Using the data below, return word for word every line from the one holding "Clone this chart in Altair." down to the one holding "draw_order = [3, 2, 1]". Leave pictures out.

'''

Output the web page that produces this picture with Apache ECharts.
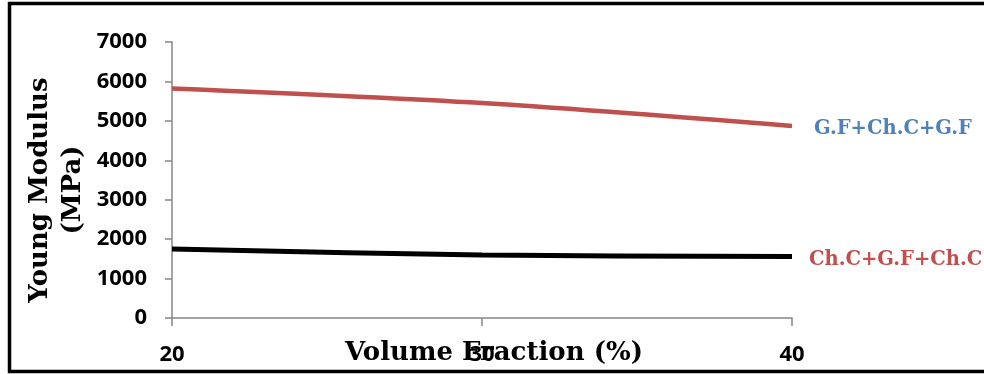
<!DOCTYPE html>
<html>
<head>
<meta charset="utf-8">
<script src="https://cdn.jsdelivr.net/npm/echarts@6/dist/echarts.min.js"></script>
<style>
  html, body { margin: 0; padding: 0; background: #fff; }
  #chart { width: 984px; height: 374px; }
</style>
</head>
<body>
<div id="chart"></div>
<script>
// volume fraction (%)
const categories = ['20', '30', '40']
// Young modulus (MPa)
const gfChGf = [5820, 5450, 4870]
const chGfCh = [1750, 1600, 1560]
const seriesNames = ['G.F+Ch.C+G.F', 'Ch.C+G.F+Ch.C']

const chart = echarts.init(document.getElementById('chart'))
const serif = 'DejaVu Serif'
const sans = 'Noto Sans'

chart.setOption({
  animation: false,
  grid: { left: 172, right: 192, top: 42, bottom: 56 },
  xAxis: {
    type: 'category',
    data: categories,
    boundaryGap: false,
    axisLine: { lineStyle: { color: '#868686', width: 1.5 } },
    axisTick: { show: true, length: 8, lineStyle: { color: '#868686', width: 1.5 } },
    axisLabel: { color: '#000', fontFamily: sans, fontWeight: 'bold', fontSize: 22, margin: 26 }
  },
  yAxis: {
    type: 'value',
    min: 0,
    max: 7000,
    interval: 1000,
    splitLine: { show: false },
    axisLine: { show: true, lineStyle: { color: '#868686', width: 1.5 } },
    axisTick: { show: true, length: 7, lineStyle: { color: '#868686', width: 1.5 } },
    axisLabel: {
      color: '#000', fontFamily: sans, fontWeight: 'bold', fontSize: 22, margin: 25,
      formatter: v => String(v)
    }
  },
  graphic: [
    {
      type: 'rect',
      shape: { x: 9.5, y: 3.5, width: 1100, height: 368 },
      style: { fill: 'none', stroke: '#000', lineWidth: 3.5 },
      silent: true
    },
    {
      type: 'text',
      x: 57, y: 190, rotation: Math.PI / 2,
      style: {
        text: 'Young Modulus\n(MPa)',
        font: 'bold 26px "' + serif + '"',
        fill: '#000', align: 'center', verticalAlign: 'middle', lineHeight: 33
      }
    },
    {
      type: 'text',
      x: 494, y: 353,
      style: {
        text: 'Volume Fraction (%)',
        font: 'bold 26px "' + serif + '"',
        fill: '#000', align: 'center', verticalAlign: 'middle'
      }
    }
  ],
  series: [
    {
      name: seriesNames[0],
      type: 'line',
      data: gfChGf,
      smooth: 0.3,
      showSymbol: false,
      lineStyle: { color: '#c0504d', width: 4.5 },
      endLabel: {
        show: true,
        formatter: '{a}',
        distance: 22,
        offset: [0, 3],
        color: '#4f81bd',
        fontFamily: serif,
        fontWeight: 'bold',
        fontSize: 19.5
      }
    },
    {
      name: seriesNames[1],
      type: 'line',
      data: chGfCh,
      smooth: 0.3,
      showSymbol: false,
      lineStyle: { color: '#000', width: 5 },
      endLabel: {
        show: true,
        formatter: '{a}',
        distance: 17,
        offset: [0, 3],
        color: '#c0504d',
        fontFamily: serif,
        fontWeight: 'bold',
        fontSize: 19.5
      }
    }
  ]
})
</script>
</body>
</html>
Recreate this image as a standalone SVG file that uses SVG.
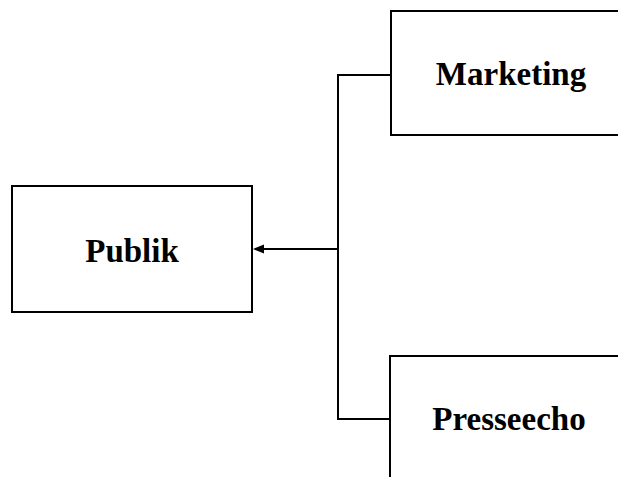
<svg xmlns="http://www.w3.org/2000/svg" width="618" height="477" viewBox="0 0 618 477">
<style>
.box{fill:#fff;stroke:#000;stroke-width:2}
.ln{fill:none;stroke:#000;stroke-width:2}
.t{font-family:"Liberation Serif","Times New Roman",serif;font-weight:bold;font-size:33px;text-anchor:middle;fill:#000}
</style>
<rect width="618" height="477" fill="#fff"/>
<g id="publik">
<rect class="box" x="12" y="186" width="240" height="126"/>
<text class="t" x="132" y="262">Publik</text>
</g>
<g id="marketing">
<path class="box" d="M619,11 H391 V135 H619"/>
<text class="t" x="511" y="85">Marketing</text>
</g>
<g id="presseecho">
<path class="box" d="M619,356 H390 V478"/>
<text class="t" x="509" y="430">Presseecho</text>
</g>
<g id="connectors">
<path class="ln" d="M391,75 H338 V419 H390"/>
<path class="ln" d="M338,249 H262"/>
<polygon points="253,249 264,244.5 264,253.5" fill="#000"/>
</g>
</svg>
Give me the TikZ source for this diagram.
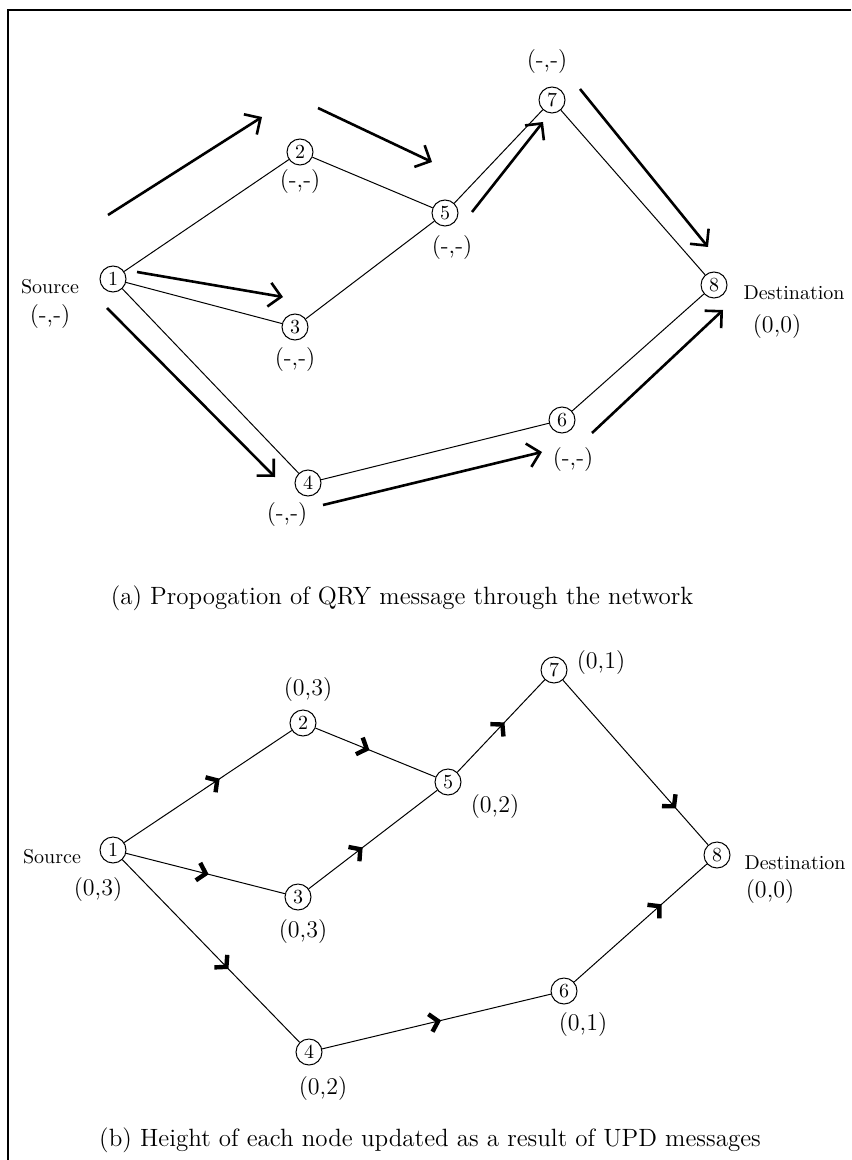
\documentclass[tikz,border=0pt]{standalone}
\usetikzlibrary{arrows.meta,decorations.markings}

\tikzset{
  nd/.style={draw, circle, line width=0.5pt, inner sep=0pt, minimum size=13pt, font=\fontsize{10}{10}\selectfont},
  lbl/.style={inner sep=0pt, font=\fontsize{12}{12}\selectfont},
  side/.style={inner sep=0pt, font=\fontsize{10}{10}\selectfont},
  capt/.style={inner sep=0pt, font=\fontsize{12.5}{14}\selectfont},
  link/.style={line width=0.5pt},
  qry/.style={line width=1.3pt, -{Straight Barb[length=6pt,width=12pt,line width=1.3pt]}},
  upd/.style={link, postaction={decorate}, decoration={markings, mark=at position #1 with {\arrow{Straight Barb[length=4pt,width=9pt,line width=2.2pt]}}}}
}

\begin{document}
\begin{tikzpicture}[x=0.5pt, y=-0.5pt]

\useasboundingbox (0,0) rectangle (851,1160);
\draw[line width=1pt] (8,1160) -- (8,10) -- (851,10);

% (a) QRY
\node[nd] (a1) at (113,279) {1};
\node[nd] (a2) at (300,152) {2};
\node[nd] (a3) at (295,327) {3};
\node[nd] (a4) at (308,483) {4};
\node[nd] (a5) at (445,213) {5};
\node[nd] (a6) at (562,420) {6};
\node[nd] (a7) at (552,100) {7};
\node[nd] (a8) at (714,285) {8};

\draw[link] (a1) -- (a2);
\draw[link] (a2) -- (a5);
\draw[link] (a1) -- (a3);
\draw[link] (a3) -- (a5);
\draw[link] (a5) -- (a7);
\draw[link] (a7) -- (a8);
\draw[link] (a1) -- (a4);
\draw[link] (a4) -- (a6);
\draw[link] (a6) -- (a8);

\coordinate (q1) at (108,215);  \coordinate (q1e) at (262,117);
\coordinate (q2) at (318,108);  \coordinate (q2e) at (432,162);
\coordinate (q3) at (137,272);  \coordinate (q3e) at (283,297);
\coordinate (q4) at (107,308);  \coordinate (q4e) at (275,477);
\coordinate (q5) at (323,505);  \coordinate (q5e) at (542,452);
\coordinate (q6) at (592,433);  \coordinate (q6e) at (723,310);
\coordinate (q7) at (472,212);  \coordinate (q7e) at (543,122);
\coordinate (q8) at (580,89);   \coordinate (q8e) at (708,247);

\draw[qry] (q1) -- (q1e);
\draw[qry] (q2) -- (q2e);
\draw[qry] (q3) -- (q3e);
\draw[qry] (q4) -- (q4e);
\draw[qry] (q5) -- (q5e);
\draw[qry] (q6) -- (q6e);
\draw[qry] (q7) -- (q7e);
\draw[qry] (q8) -- (q8e);

\node[side] (sa) at (50,287) {Source};
\node[lbl] (ha1) at (50,317) {(-,-)};
\node[lbl] (ha2) at (300,182) {(-,-)};
\node[lbl] (ha3) at (295,360) {(-,-)};
\node[lbl] (ha4) at (287,515) {(-,-)};
\node[lbl] (ha5) at (452,248) {(-,-)};
\node[lbl] (ha6) at (573,460) {(-,-)};
\node[lbl] (ha7) at (547,62) {(-,-)};
\node[side] (da) at (794,293) {Destination};
\node[lbl] (ha8) at (777,327) {(0,0)};

\node[capt] (ca) at (402,598) {(a) Propogation of QRY message through the network};

% (b) UPD
\node[nd] (b1) at (113,850) {1};
\node[nd] (b2) at (303,723) {2};
\node[nd] (b3) at (298,897) {3};
\node[nd] (b4) at (309,1052) {4};
\node[nd] (b5) at (448,782) {5};
\node[nd] (b6) at (564,991) {6};
\node[nd] (b7) at (554,670) {7};
\node[nd] (b8) at (717,855) {8};

\draw[upd=0.57] (b1) -- (b2);
\draw[upd=0.45] (b2) -- (b5);
\draw[upd=0.52] (b1) -- (b3);
\draw[upd=0.42] (b3) -- (b5);
\draw[upd=0.54] (b5) -- (b7);
\draw[upd=0.78] (b7) -- (b8);
\draw[upd=0.6] (b1) -- (b4);
\draw[upd=0.52] (b4) -- (b6);
\draw[upd=0.66] (b6) -- (b8);

\node[side] (sb) at (52,857) {Source};
\node[lbl] (hb1) at (98,890) {(0,3)};
\node[lbl] (hb2) at (308,690) {(0,3)};
\node[lbl] (hb3) at (303,932) {(0,3)};
\node[lbl] (hb4) at (323,1088) {(0,2)};
\node[lbl] (hb5) at (495,807) {(0,2)};
\node[lbl] (hb6) at (583,1024) {(0,1)};
\node[lbl] (hb7) at (601,663) {(0,1)};
\node[side] (db) at (795,863) {Destination};
\node[lbl] (hb8) at (770,892) {(0,0)};

\node[capt] (cb) at (430,1140) {(b) Height of each node updated as a result of UPD messages};

\end{tikzpicture}
\end{document}
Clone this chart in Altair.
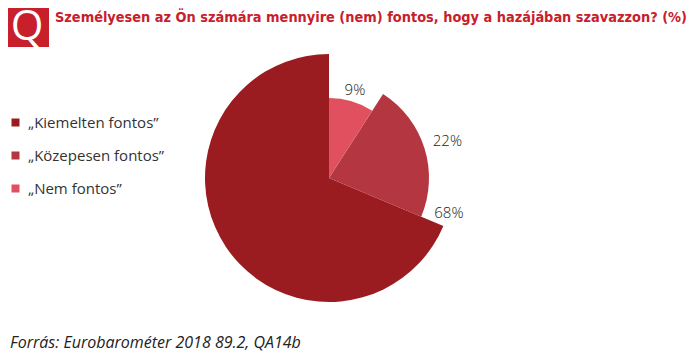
import altair as alt
import pandas as pd

categories = ["„Kiemelten fontos”", "„Közepesen fontos”", "„Nem fontos”"]
values = [68, 22, 9]
labels = ["68%", "22%", "9%"]
colors = ["#9B1C20", "#B43641", "#E0505E"]
# clockwise drawing order from 12 o'clock
draw_order = [3, 2, 1]

title_text = "Személyesen az Ön számára mennyire (nem) fontos, hogy a hazájában szavazzon? (%)"
source_text = "Forrás: Eurobarométer 2018 89.2, QA14b"

df = pd.DataFrame({"cat": categories, "value": values, "label": labels, "ord": draw_order})

CX, CY = 321, 170

base = (
    alt.Chart(df)
    .transform_window(cum="sum(value)", sort=[alt.SortField("ord")], frame=[None, 0])
    .transform_joinaggregate(total="sum(value)")
    .transform_calculate(
        start="(datum.cum - datum.value) / datum.total * 2 * PI",
        end="datum.cum / datum.total * 2 * PI",
        r="datum.ord == 1 ? 80 : (datum.ord == 2 ? 100 : 124)",
    )
    .transform_calculate(
        lt="datum.ord == 3 ? datum.start - 0.11 : (datum.start + datum.end) / 2",
        lr="datum.ord == 1 ? 92 : (datum.ord == 2 ? 124 : 125)",
    )
)

arcs = base.mark_arc(stroke=None).encode(
    theta=alt.Theta("start:Q", scale=None),
    theta2="end:Q",
    radius=alt.Radius("r:Q", scale=None),
    color=alt.Color(
        "cat:N",
        scale=alt.Scale(domain=categories, range=colors),
        sort=categories,
        legend=alt.Legend(
            title=None,
            orient="none",
            legendX=0,
            legendY=107,
            symbolType="square",
            symbolSize=64,
            symbolStrokeWidth=0,
            labelFont="Open Sans",
            labelFontSize=15,
            labelColor="#333333",
            rowPadding=17,
            labelOffset=5,
        ),
    ),
    x=alt.value(CX),
    y=alt.value(CY),
)

lab = base.mark_text(font="Open Sans", fontSize=15, color="#222222", fontWeight=300).encode(
    theta=alt.Theta("lt:Q", scale=None),
    radius=alt.Radius("lr:Q", scale=None),
    text="label:N",
    x=alt.value(CX),
    y=alt.value(CY),
)

qbox = alt.Chart(pd.DataFrame({"q": ["Q"]})).mark_rect(color="#C8202A").encode(
    x=alt.value(-3), x2=alt.value(41), y=alt.value(-3), y2=alt.value(39)
)
qtext = alt.Chart(pd.DataFrame({"q": ["Q"]})).mark_text(
    color="white", font="Open Sans", fontSize=42, align="center", baseline="middle"
).encode(text="q:N", x=alt.value(19), y=alt.value(19))

title = alt.Chart(pd.DataFrame({"t": [title_text]})).mark_text(
    color="#C8202A", font="DejaVu Sans Condensed", fontSize=14.4, fontWeight="bold",
    align="left", baseline="middle"
).encode(text="t:N", x=alt.value(47), y=alt.value(10))

source = alt.Chart(pd.DataFrame({"t": [source_text]})).mark_text(
    color="#222222", font="Open Sans", fontSize=16, fontStyle="italic",
    align="left", baseline="middle"
).encode(text="t:N", x=alt.value(2), y=alt.value(335))

chart = (
    alt.layer(arcs, lab, qbox, qtext, title, source)
    .properties(width=683, height=348, autosize=alt.AutoSizeParams(type="none"), padding=0)
    .configure_view(stroke=None)
)

chart.save("out.html", embed_options={"renderer": "svg", "actions": False})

'''

*Final answer*
Clone this chart in Altair.
import altair as alt
import pandas as pd

categories = ["„Kiemelten fontos”", "„Közepesen fontos”", "„Nem fontos”"]
values = [68, 22, 9]
labels = ["68%", "22%", "9%"]
colors = ["#9B1C20", "#B43641", "#E0505E"]
# clockwise drawing order from 12 o'clock
draw_order = [3, 2, 1]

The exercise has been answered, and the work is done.